Distinct from current research on Chinese text classification methods that focus on single text features and shallow fusion of text features, we emphasize investigating effective ways to fuse different textual feature representations inspired by multimodal task-related research. This approach enables the model to deeply understand the contextual feature information within complex and long Chinese texts. Our proposed MACFM model can effectively fuse fine-grained text and graph node features from Chinese long texts. As evidenced by the experimental results in Sect. 5, the MACFM model achieves satisfactory classification performance for Chinese long texts and demonstrates good generalizability and interpretability on English datasets.

Indeed, our current research has certain limitations. The performance of the MACFM model on the INews, R8, and Ohsumed datasets is slightly weaker than the DCAT-RBG model, which provides us with an excellent perspective and ideas for future long text classification research. For instance, before fusing the word embedding and graph node features, a more in-depth study of inter-modal interaction learning could further enhance the model’s efficiency in learning and understanding textual language. We can deeply explore the advancement of the dual-channel mechanism of the DCAT-RBG model. At the same time, we can further explore complementary methods between text semantic features to continue improving the model’s ability to understand the semantics of long texts. Additionally, subsequent work could explore the adaptive feature fusion method in greater depth, such as integrating optimization techniques from operations research, like branch and bound, for adaptive fusion parameter learning. This could better integrate different modal text features and enhance the semantic representation capability of the fused features.

7 Conclusion

This study aims to enhance the performance of Chinese long text classification tasks by introducing several improvements. First, we present a deep contextual feature attention module to improve the model’s ability to capture important contextual and keyword features. Next, we optimize the size of the graph structure by introducing text word vector features and layer residual units to enhance the semantic feature mining capability of the Graph Convolutional Network. Additionally, an adaptive modal feature information fusion mechanism is integrated into the multi-modal fusion process to improve the model’s overall feature fusion ability. Experiments conducted on Chinese and English datasets validate the interpretability and effectiveness of the proposed MACFM model. The results demonstrate that the MACFM model successfully addresses the challenges posed by uneven semantic distribution and complex semantic information in Chinese long texts, as well as the issue of the Graph Convolutional Network overlooking contextual information.
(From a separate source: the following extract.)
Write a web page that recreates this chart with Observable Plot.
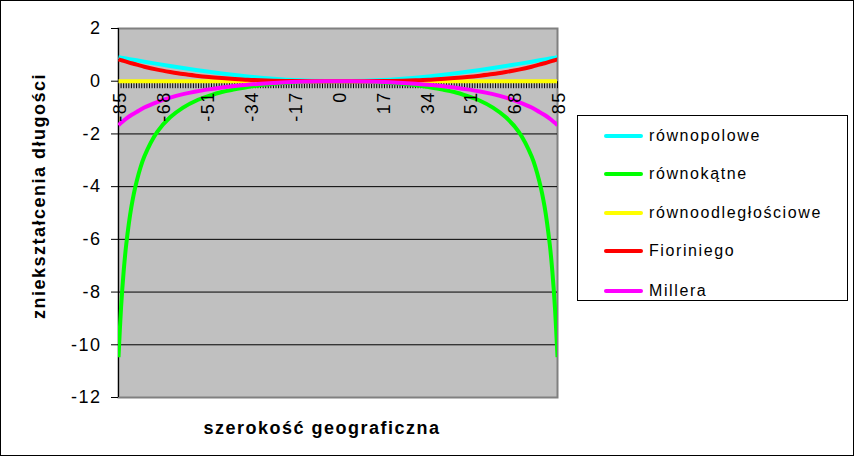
<!DOCTYPE html>
<html><head><meta charset="utf-8">
<script src="https://cdn.jsdelivr.net/npm/d3@7"></script>
<script src="https://cdn.jsdelivr.net/npm/@observablehq/plot@0.6"></script>
<style>
body{margin:0;background:#fff;}
#wrap{position:relative;width:854px;height:456px;font-family:"Liberation Sans",Arial,sans-serif;color:#000;}
#wrap svg{position:absolute;left:0;top:0;}
#wrap svg text{letter-spacing:1.5px;}
#border{position:absolute;left:0;top:0;width:854px;height:456px;box-sizing:border-box;border:1px solid #000;pointer-events:none;}
#legend{position:absolute;left:577px;top:115px;width:271px;height:186px;box-sizing:border-box;border:1px solid #000;background:#fff;}
.sw{position:absolute;left:26px;width:39px;height:4px;border-radius:2px;transform:translateY(-50%);}
.lb{position:absolute;left:71px;font-size:16px;line-height:16px;letter-spacing:1.6px;white-space:nowrap;transform:translateY(-50%);}
</style></head>
<body><div id="wrap"></div>
<script>
// latitude (category) values
const lat = [-85,-84,-83,-82,-80,-78,-75,-70,-65,-60,-55,-50,-45,-40,-35,-30,-25,-20,-15,-10,-5,0,5,10,15,20,25,30,35,40,45,50,55,60,65,70,75,78,80,82,83,84,85];
// series values
const rownopolowe = [0.913,0.895,0.878,0.861,0.826,0.792,0.741,0.658,0.577,0.5,0.426,0.357,0.293,0.234,0.181,0.134,0.094,0.06,0.034,0.015,0.004,0,0.004,0.015,0.034,0.06,0.094,0.134,0.181,0.234,0.293,0.357,0.426,0.5,0.577,0.658,0.741,0.792,0.826,0.861,0.878,0.895,0.913];
const rownokatne = [-10.47,-8.57,-7.21,-6.19,-4.76,-3.81,-2.86,-1.92,-1.37,-1,-0.74,-0.56,-0.41,-0.31,-0.22,-0.15,-0.1,-0.06,-0.035,-0.015,-0.004,0,-0.004,-0.015,-0.035,-0.06,-0.1,-0.15,-0.22,-0.31,-0.41,-0.56,-0.74,-1,-1.37,-1.92,-2.86,-3.81,-4.76,-6.19,-7.21,-8.57,-10.47];
const rownoodleglosciowe = [0,0,0,0,0,0,0,0,0,0,0,0,0,0,0,0,0,0,0,0,0,0,0,0,0,0,0,0,0,0,0,0,0,0,0,0,0,0,0,0,0,0,0];
const fioriniego = [0.83,0.8,0.77,0.74,0.68,0.63,0.55,0.44,0.35,0.27,0.21,0.16,0.12,0.085,0.055,0.035,0.02,0.01,0.004,0.001,0,0,0,0.001,0.004,0.01,0.02,0.035,0.055,0.085,0.12,0.16,0.21,0.27,0.35,0.44,0.55,0.63,0.68,0.74,0.77,0.8,0.83];
const millera = [-1.67,-1.58,-1.5,-1.42,-1.28,-1.17,-1,-0.79,-0.62,-0.49,-0.39,-0.31,-0.24,-0.18,-0.13,-0.095,-0.064,-0.04,-0.022,-0.01,-0.002,0,-0.002,-0.01,-0.022,-0.04,-0.064,-0.095,-0.13,-0.18,-0.24,-0.31,-0.39,-0.49,-0.62,-0.79,-1,-1.17,-1.28,-1.42,-1.5,-1.58,-1.67];

const seriesNames = ["równopolowe","równokątne","równoodległościowe","Fioriniego","Millera"];
const seriesColors = ["#00ffff","#00ff00","#ffff00","#ff0000","#ff00ff"];
const seriesValues = [rownopolowe, rownokatne, rownoodleglosciowe, fioriniego, millera];

// axis ticks / labels
const xLabels = [-85,-68,-51,-34,-17,0,17,34,51,68,85];
const xMinorTicks = d3.range(-85, 86, 1);
const yTicks = [-12,-10,-8,-6,-4,-2,0,2];
const yGrid = [-10,-8,-6,-4,-2];
const xTitle = "szerokość geograficzna";
const yTitle = "zniekształcenia długości";

const tickSymbol = {draw(context) { context.moveTo(0, 0); context.lineTo(0, 7); }};

const lines = seriesValues.map((vals, s) =>
  Plot.line(lat.map((x, i) => ({x, y: vals[i]})), {
    x: "x", y: "y", stroke: seriesColors[s], strokeWidth: 4,
    curve: "catmull-rom", clip: true, strokeLinecap: "butt"
  })
);

const chart = Plot.plot({
  width: 854, height: 456,
  marginLeft: 118, marginRight: 297, marginTop: 28, marginBottom: 59,
  style: {fontFamily: '"Liberation Sans", Arial, sans-serif', background: "transparent", color: "#000"},
  x: {domain: [-85, 85], axis: null},
  y: {domain: [-12, 2], axis: null},
  marks: [
    Plot.frame({fill: "#c0c0c0", stroke: "#808080", strokeWidth: 2}),
    Plot.ruleY(yGrid, {stroke: "#000", strokeWidth: 1}),
    Plot.ruleY([0], {stroke: "#000", strokeWidth: 1}),
    Plot.dot(xMinorTicks, {x: d => d, y: 0, symbol: tickSymbol, stroke: "#000", fill: "none", strokeWidth: 1, r: 3}),
    Plot.axisY({ticks: yTicks, tickSize: 7, tickPadding: 10, fontSize: 18, label: null, tickFormat: d => String(d), stroke: "#000"}),
    Plot.ruleX([-85], {stroke: "#000", strokeWidth: 1}),
    ...lines,
    Plot.text(xLabels, {x: d => d, y: 0, text: d => String(d), rotate: -90, textAnchor: "end", dx: 2, dy: 10, fontSize: 18, fill: "#000"}),
    Plot.text([xTitle], {frameAnchor: "bottom", text: d => d, dx: -16, dy: 36, fontSize: 18, fontWeight: "bold", fill: "#000", textAnchor: "middle"}),
    Plot.text([yTitle], {frameAnchor: "left", text: d => d, rotate: -90, dx: -79, dy: -17, fontSize: 18, fontWeight: "bold", fill: "#000", textAnchor: "middle"})
  ]
});

const wrap = document.getElementById("wrap");
wrap.appendChild(chart);

const legend = document.createElement("div");
legend.id = "legend";
const rowY = [20, 58, 97, 135, 175];
seriesNames.forEach((name, i) => {
  const sw = document.createElement("div");
  sw.className = "sw";
  sw.style.top = rowY[i] + "px";
  sw.style.background = seriesColors[i];
  const lb = document.createElement("div");
  lb.className = "lb";
  lb.style.top = rowY[i] + "px";
  lb.textContent = name;
  legend.appendChild(sw);
  legend.appendChild(lb);
});
wrap.appendChild(legend);

const border = document.createElement("div");
border.id = "border";
wrap.appendChild(border);
</script>
</body></html>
Enhancing the model’s ability to capture fine-grained semantic features in text questions is a significant obstacle for specific multi-modal tasks like Visual Question Answering (VQA). This is crucial for improving the model’s learning capabilities in intra- and inter-modal interactions. Hence, we believe that the findings presented in this paper can be applied to multi-modal tasks. In future work, we will investigate how to effectively integrate the proposed methods of extracting feature information and filtering noise information into multi-modal tasks better to establish the relationship between features of different modalities.